Ok, I've had four hours of sleep, and looked at some nurse pics!
So how does the adjusted focus patch work with that extra AF focus patch the lower right of the centered one? The closer I am to the target subject, I should focus closer and closer to the adjusted focus patch? Thanks for the help anyone.
I am still groggy ...
I've had the update for about 10 minutes now. To me, the really functionally nice thing that will improve the camera's operations is the ability to reprogram the fn button without going back into the menu. This is not quite as good as another programmable button would be, but its good enough. I can switch between film types (I go between astia and velvia from time to time) and the ND filter on the fn button MUCH more quickly and easily now, which means I'm apt to DO it much more often and use both features when I want 'em rather than only when I absolutely need them. I won't use it for iso until they fix the damn auto iso thing and put it on the iso menu (btw, Andy Westlake had a pretty good explanation of why that would be a really difficult fix for Fuji over at dpreview, even though he'd like to see it also), so I'll just keep trucking along with auto ISO which has caused me zero problems to date - it's handled everything I've thrown at it. I WANT the flexibility to pick my own ISO from time to time without diving into the menu, but I don't NEED it. The other fixes/improvements don't really affect me much one way or the other unless the AF really is faster, but I was fine with the AF speed before.
Armando, the little trick it does with the two focus boxes in the OVF is really just a learning tool to understand how parallax impacts where focus actually happens. Yes, the upper left one is for distance and the lower right box is for close up, and near/middle distance shots (4-6 foot range) is gonna be somewhere in between. And when you half press and it figures out the distance of what you're trying to focus on, it superimposes the green box on the ACTUAL focus area for that shot. So, move toward a subject from a distance of about 20 feet all the way down to about 2 feet and give it a half press every few feet and you can see where the ACTUAL focus box is relative to the two extreme hypotheticals and you'll get a really good feel for how the parallax between the viewfinder and the lens actually affects what you're gonna have in focus. At 20 feet, the actual box is gonna line up perfectly with the upper left box, at 10 feet its still pretty much the same, at 6 you'll start seeing it move notably to the lower right, by 3-4 it will be about halfway between the two, and in at around two feet, the ACTUAL box will line up almost exactly with the lower right box. Then you can leave it on if you want confirmation on the actual focus location for each shot or you can turn it off to avoid the distraction once you're comfortable enough with the concept and how it affects the actual focus area.

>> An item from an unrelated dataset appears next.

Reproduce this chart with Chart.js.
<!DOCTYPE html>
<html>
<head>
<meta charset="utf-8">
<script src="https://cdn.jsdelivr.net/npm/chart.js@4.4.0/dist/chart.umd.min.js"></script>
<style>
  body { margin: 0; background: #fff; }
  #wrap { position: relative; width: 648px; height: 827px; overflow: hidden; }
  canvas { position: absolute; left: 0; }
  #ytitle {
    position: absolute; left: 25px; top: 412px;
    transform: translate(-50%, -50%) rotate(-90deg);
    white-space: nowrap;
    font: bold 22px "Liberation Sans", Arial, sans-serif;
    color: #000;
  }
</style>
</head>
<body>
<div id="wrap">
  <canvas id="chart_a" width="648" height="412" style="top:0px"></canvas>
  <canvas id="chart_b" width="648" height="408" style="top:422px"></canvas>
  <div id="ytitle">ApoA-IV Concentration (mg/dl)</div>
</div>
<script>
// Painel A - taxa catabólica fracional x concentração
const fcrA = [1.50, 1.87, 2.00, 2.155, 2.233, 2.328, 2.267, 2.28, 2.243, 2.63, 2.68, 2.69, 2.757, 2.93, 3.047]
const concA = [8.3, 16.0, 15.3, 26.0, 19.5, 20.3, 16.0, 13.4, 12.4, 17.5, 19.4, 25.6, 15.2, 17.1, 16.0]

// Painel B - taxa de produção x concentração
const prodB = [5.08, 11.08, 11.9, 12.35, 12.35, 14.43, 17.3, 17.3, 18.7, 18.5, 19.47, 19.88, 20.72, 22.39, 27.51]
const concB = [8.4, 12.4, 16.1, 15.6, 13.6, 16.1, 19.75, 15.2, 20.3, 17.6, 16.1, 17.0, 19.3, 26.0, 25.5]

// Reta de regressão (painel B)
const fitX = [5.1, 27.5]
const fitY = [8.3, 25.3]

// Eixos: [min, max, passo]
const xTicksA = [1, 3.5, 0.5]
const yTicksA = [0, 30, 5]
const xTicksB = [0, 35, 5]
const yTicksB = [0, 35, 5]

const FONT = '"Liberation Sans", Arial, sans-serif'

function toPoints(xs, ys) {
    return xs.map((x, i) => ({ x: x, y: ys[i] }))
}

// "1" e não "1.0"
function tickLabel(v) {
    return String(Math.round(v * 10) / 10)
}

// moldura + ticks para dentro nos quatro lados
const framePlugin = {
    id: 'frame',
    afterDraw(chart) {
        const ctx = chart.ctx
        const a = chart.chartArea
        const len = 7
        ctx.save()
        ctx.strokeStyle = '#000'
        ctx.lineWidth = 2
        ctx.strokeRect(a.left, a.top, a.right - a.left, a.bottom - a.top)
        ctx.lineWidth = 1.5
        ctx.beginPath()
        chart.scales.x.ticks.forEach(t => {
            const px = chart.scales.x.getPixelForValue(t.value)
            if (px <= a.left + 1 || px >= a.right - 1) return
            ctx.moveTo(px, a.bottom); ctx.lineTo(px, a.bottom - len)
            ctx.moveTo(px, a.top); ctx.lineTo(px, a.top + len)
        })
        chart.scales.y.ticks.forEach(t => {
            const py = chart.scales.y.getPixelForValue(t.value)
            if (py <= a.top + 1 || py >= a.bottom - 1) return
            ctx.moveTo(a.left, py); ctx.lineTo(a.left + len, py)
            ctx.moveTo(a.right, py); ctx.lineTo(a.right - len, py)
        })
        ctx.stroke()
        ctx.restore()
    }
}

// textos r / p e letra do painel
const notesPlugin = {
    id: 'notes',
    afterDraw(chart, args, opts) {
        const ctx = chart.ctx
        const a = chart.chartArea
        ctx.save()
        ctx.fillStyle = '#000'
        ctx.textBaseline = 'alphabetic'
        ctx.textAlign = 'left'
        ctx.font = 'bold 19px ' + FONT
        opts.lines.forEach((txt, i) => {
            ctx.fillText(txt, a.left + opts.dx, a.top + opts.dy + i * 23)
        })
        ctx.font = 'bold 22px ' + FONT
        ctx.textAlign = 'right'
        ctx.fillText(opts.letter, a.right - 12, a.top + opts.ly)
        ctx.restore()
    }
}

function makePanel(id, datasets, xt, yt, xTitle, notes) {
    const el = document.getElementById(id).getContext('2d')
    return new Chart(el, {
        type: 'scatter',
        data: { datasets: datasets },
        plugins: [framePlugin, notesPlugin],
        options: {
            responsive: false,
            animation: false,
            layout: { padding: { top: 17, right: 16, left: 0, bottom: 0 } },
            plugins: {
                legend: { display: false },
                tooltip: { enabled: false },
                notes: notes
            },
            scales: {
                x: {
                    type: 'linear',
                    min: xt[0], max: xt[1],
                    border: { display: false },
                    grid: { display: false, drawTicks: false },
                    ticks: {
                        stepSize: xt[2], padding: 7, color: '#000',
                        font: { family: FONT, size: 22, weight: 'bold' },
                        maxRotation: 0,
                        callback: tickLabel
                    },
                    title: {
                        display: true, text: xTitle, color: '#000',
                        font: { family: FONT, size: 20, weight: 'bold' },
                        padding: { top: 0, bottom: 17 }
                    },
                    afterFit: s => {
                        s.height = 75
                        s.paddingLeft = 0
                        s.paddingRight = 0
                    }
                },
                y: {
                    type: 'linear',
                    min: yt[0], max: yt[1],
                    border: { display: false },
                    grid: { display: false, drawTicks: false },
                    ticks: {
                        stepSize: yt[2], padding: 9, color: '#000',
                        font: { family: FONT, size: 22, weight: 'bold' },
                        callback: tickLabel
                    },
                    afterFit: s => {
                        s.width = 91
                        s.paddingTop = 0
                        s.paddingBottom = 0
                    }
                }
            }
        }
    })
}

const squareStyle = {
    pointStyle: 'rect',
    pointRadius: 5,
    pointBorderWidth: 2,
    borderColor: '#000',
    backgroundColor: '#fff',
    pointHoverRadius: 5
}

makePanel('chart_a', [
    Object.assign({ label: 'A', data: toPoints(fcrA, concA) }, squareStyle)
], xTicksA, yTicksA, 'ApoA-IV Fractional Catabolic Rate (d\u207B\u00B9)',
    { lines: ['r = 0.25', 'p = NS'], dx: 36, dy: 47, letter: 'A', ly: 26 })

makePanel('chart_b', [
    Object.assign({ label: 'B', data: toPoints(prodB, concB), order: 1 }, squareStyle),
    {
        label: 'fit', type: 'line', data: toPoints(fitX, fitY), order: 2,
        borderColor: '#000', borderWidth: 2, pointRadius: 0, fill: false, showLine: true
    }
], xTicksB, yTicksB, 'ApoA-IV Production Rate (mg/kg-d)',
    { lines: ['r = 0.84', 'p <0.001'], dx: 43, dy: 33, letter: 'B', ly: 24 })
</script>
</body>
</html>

I agree with Don on almost everything about how we use this camera, but having tried the MF-AEL button thing and the AF-half press thing both pretty extensively, I keep coming back to the half press. It seems to avoid the aperture lag thing that can happen in bright light and I find it more than fast enough. And for street shooting, which is about the only thing I do with this camera where speed matters, I find the half press an integral part of the anticipation as the shot comes together. And I really like that the AF box in the OVF turns green to confirm focus, which it should do also using the MF-AEL button trick but doesn't. So I find the camera is just as alive using the half press with AF, with the MF-AEL thing as a useful alternative if you're doing a fair amount of close work and don't want to have to go to macro mode (although that's where I want the focus confirmation MOST because its where it messes up the most, even IN macro mode).
A great camera, now slightly better!